■ **AIM OF THE EXERCISE**
Return exactly, and only, the lines from the one holding "Write the seaborn" through the one holding "categories = ['BF', 'DF1', 'DF2', 'DF3', 'DF4', 'HAADF']", both included; the pictures stay out.

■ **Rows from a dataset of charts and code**
....................
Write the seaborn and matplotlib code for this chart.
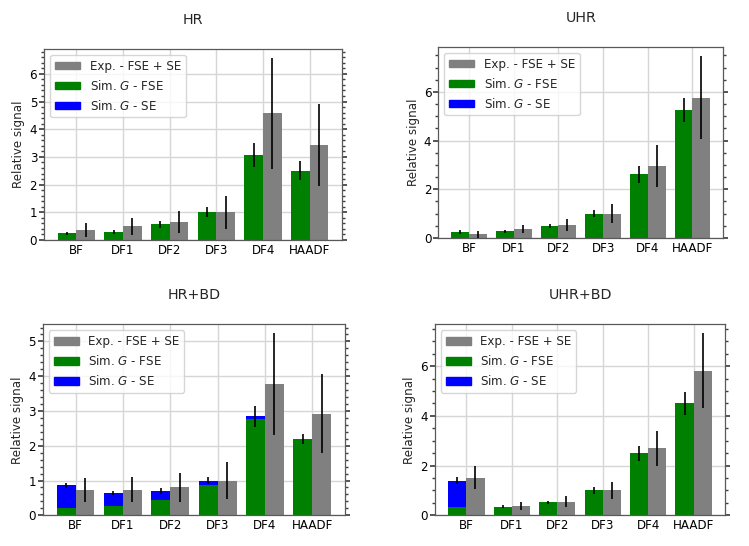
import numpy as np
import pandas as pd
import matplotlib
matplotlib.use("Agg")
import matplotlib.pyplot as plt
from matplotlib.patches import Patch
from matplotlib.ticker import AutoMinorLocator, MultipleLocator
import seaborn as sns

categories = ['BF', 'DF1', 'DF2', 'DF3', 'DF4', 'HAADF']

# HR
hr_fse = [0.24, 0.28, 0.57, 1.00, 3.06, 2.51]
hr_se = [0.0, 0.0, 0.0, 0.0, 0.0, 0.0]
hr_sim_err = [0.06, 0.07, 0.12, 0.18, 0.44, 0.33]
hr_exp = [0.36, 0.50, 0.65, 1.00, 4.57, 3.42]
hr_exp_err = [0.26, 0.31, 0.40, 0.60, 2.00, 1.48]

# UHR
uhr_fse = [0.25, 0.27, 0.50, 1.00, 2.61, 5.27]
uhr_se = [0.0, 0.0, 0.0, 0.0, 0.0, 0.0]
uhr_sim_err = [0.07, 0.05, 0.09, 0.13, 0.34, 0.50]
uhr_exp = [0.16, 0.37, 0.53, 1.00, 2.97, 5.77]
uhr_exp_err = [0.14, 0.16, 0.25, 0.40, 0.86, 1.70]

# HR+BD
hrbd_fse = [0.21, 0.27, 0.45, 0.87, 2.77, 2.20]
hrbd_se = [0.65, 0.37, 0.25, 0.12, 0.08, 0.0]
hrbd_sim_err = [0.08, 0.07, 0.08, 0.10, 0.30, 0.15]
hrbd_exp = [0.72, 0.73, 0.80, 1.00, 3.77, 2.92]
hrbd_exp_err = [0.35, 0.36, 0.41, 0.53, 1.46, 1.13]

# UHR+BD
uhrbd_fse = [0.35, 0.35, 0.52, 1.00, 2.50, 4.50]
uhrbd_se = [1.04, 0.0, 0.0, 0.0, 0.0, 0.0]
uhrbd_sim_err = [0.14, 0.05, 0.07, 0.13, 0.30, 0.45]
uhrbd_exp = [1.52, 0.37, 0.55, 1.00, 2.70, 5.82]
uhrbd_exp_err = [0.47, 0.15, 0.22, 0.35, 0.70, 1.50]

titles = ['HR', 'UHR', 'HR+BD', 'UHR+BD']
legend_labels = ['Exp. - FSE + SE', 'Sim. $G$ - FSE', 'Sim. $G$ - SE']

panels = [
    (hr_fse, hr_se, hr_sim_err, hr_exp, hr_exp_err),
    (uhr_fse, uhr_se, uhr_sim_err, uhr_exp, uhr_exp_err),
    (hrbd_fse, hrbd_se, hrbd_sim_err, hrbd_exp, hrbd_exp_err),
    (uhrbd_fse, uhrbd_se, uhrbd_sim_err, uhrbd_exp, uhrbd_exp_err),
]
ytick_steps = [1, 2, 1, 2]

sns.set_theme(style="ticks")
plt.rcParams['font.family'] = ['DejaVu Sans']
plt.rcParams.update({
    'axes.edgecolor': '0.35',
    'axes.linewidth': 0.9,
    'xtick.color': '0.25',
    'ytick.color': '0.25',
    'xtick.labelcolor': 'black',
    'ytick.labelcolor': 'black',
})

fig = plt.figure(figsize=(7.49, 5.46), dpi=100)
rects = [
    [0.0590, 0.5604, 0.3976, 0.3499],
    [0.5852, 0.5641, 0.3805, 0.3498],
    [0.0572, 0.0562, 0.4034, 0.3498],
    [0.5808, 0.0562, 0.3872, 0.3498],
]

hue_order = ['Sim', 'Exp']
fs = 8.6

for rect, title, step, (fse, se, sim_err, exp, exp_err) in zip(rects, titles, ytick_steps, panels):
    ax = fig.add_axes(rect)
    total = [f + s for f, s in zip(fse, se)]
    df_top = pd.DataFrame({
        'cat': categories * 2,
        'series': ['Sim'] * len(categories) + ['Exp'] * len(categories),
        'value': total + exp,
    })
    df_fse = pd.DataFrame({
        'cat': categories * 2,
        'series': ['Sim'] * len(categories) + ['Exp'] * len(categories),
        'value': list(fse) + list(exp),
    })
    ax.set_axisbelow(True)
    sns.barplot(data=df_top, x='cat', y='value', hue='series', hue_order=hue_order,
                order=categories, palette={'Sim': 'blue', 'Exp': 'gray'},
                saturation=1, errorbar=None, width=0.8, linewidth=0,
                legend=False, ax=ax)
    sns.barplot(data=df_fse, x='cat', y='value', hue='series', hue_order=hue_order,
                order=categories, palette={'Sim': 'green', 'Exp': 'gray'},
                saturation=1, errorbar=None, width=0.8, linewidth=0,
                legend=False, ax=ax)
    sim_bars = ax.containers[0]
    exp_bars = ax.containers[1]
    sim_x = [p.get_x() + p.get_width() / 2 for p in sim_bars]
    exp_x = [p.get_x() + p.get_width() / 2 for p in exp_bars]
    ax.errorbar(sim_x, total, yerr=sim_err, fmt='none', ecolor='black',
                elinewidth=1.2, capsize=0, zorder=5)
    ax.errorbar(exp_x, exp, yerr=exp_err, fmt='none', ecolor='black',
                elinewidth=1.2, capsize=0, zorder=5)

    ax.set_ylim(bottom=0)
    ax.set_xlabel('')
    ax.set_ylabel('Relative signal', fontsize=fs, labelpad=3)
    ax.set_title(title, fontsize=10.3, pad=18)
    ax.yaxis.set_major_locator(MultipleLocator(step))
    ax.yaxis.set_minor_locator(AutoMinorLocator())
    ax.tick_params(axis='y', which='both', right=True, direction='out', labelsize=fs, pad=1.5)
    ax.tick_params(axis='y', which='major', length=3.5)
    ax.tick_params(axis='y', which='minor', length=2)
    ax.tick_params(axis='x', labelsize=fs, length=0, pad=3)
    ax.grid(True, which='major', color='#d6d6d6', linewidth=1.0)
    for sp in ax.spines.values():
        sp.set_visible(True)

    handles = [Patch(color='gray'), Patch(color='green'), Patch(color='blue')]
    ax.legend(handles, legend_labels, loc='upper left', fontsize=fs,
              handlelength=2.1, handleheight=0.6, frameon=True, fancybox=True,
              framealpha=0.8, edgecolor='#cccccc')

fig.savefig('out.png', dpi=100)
....................
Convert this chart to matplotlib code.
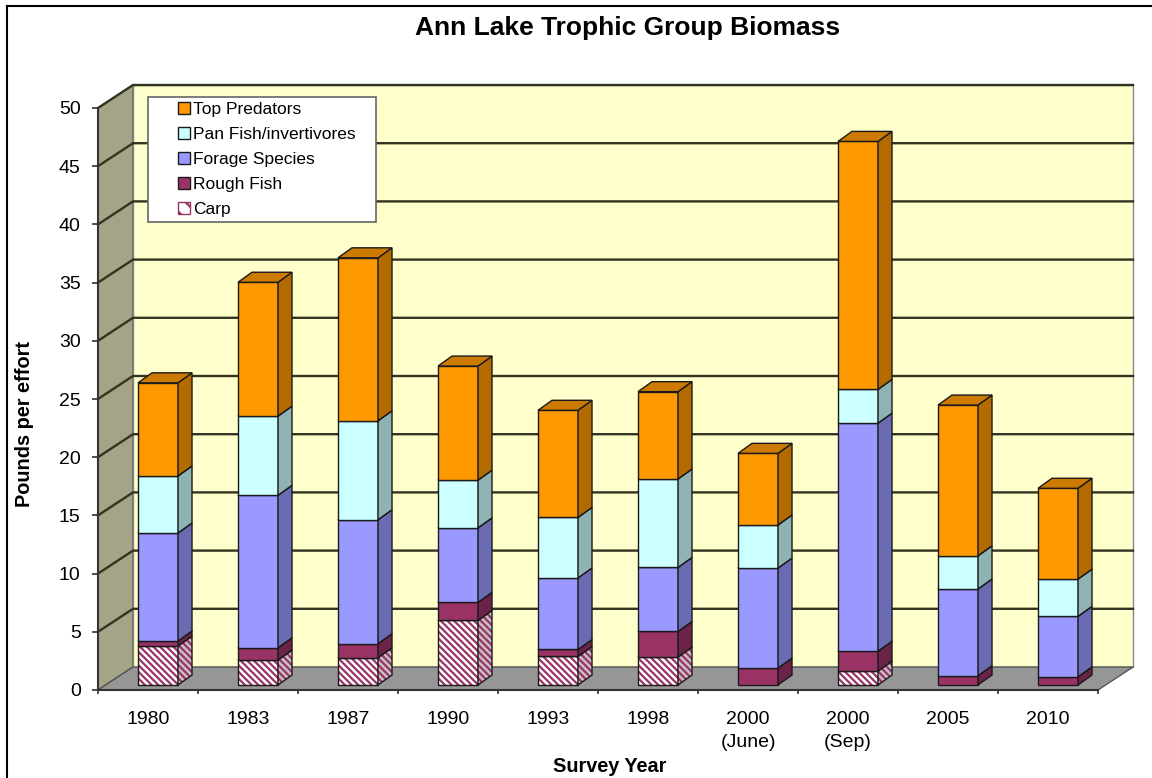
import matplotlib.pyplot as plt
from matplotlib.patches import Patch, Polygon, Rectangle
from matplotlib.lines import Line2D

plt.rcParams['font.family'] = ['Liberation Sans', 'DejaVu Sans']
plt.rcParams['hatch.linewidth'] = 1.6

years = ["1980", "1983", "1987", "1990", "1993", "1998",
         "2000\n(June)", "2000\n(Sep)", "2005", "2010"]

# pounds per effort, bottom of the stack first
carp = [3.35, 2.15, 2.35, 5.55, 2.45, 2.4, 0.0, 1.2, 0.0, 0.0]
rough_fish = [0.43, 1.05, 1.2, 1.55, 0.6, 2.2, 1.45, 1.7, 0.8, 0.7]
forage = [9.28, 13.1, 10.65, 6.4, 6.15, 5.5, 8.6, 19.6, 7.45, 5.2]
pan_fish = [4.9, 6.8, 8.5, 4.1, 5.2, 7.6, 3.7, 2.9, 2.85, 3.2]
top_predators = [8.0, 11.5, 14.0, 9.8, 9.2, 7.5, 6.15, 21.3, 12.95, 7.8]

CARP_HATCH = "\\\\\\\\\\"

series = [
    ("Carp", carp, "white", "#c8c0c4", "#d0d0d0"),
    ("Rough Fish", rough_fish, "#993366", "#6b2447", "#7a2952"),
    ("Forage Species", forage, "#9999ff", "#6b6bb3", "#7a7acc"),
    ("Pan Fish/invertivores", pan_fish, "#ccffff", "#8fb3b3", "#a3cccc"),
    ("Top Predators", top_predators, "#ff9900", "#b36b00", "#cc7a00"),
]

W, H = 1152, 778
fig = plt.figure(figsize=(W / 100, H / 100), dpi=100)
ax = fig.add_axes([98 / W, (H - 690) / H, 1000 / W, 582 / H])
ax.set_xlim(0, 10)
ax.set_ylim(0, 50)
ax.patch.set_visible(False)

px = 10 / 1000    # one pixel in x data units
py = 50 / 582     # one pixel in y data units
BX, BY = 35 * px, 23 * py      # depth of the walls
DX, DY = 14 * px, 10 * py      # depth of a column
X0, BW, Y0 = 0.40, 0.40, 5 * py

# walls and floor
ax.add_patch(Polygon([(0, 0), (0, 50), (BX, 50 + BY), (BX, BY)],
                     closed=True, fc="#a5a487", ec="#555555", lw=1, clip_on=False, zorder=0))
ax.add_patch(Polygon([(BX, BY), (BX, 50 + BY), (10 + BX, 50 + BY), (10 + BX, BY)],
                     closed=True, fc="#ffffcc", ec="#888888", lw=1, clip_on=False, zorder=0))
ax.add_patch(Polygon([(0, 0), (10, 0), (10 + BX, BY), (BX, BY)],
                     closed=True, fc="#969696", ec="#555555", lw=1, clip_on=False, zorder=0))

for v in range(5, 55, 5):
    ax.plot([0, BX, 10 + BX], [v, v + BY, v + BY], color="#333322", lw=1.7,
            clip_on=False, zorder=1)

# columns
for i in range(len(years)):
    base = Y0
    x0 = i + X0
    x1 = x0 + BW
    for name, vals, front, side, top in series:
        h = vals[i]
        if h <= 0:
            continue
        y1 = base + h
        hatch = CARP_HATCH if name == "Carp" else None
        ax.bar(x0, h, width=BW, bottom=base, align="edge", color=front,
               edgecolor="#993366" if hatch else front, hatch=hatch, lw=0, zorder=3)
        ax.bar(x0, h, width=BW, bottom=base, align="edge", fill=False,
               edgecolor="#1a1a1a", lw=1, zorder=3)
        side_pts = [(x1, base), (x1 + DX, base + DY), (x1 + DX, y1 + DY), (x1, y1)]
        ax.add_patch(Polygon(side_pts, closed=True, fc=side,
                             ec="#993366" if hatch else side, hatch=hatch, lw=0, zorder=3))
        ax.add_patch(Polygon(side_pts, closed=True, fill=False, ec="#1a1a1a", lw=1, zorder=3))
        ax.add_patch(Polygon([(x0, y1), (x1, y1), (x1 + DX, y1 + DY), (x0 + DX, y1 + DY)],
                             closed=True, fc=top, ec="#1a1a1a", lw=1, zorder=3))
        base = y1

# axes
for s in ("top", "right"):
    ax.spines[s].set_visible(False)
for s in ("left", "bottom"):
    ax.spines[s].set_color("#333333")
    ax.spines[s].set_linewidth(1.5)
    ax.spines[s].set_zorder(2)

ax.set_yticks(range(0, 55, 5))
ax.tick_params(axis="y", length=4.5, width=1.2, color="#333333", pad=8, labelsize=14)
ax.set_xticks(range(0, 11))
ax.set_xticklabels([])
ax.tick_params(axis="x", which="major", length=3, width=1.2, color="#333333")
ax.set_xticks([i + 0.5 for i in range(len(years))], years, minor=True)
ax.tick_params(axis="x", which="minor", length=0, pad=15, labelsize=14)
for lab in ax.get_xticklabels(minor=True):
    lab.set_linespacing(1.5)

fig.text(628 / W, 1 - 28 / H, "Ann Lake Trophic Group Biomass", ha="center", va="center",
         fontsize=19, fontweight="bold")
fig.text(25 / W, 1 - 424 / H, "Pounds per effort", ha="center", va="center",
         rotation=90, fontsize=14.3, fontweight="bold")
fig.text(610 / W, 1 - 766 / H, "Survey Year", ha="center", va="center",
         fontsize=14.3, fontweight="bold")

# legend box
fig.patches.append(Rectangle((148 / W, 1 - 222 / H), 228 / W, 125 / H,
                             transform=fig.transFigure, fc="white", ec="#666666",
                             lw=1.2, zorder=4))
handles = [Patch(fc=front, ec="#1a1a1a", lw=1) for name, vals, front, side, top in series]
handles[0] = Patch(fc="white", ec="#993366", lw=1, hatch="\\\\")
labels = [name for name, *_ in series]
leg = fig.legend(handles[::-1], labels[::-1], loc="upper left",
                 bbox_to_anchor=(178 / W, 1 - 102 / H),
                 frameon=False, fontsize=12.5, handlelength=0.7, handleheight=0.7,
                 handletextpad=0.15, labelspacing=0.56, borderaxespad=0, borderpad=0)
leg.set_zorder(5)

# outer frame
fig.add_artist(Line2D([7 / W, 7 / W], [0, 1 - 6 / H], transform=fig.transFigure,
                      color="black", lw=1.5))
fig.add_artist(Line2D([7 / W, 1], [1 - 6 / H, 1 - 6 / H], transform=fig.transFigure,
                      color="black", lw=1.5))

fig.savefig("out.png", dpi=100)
....................
■ **THE REPLY**
Write the seaborn and matplotlib code for this chart.
import numpy as np
import pandas as pd
import matplotlib
matplotlib.use("Agg")
import matplotlib.pyplot as plt
from matplotlib.patches import Patch
from matplotlib.ticker import AutoMinorLocator, MultipleLocator
import seaborn as sns

categories = ['BF', 'DF1', 'DF2', 'DF3', 'DF4', 'HAADF']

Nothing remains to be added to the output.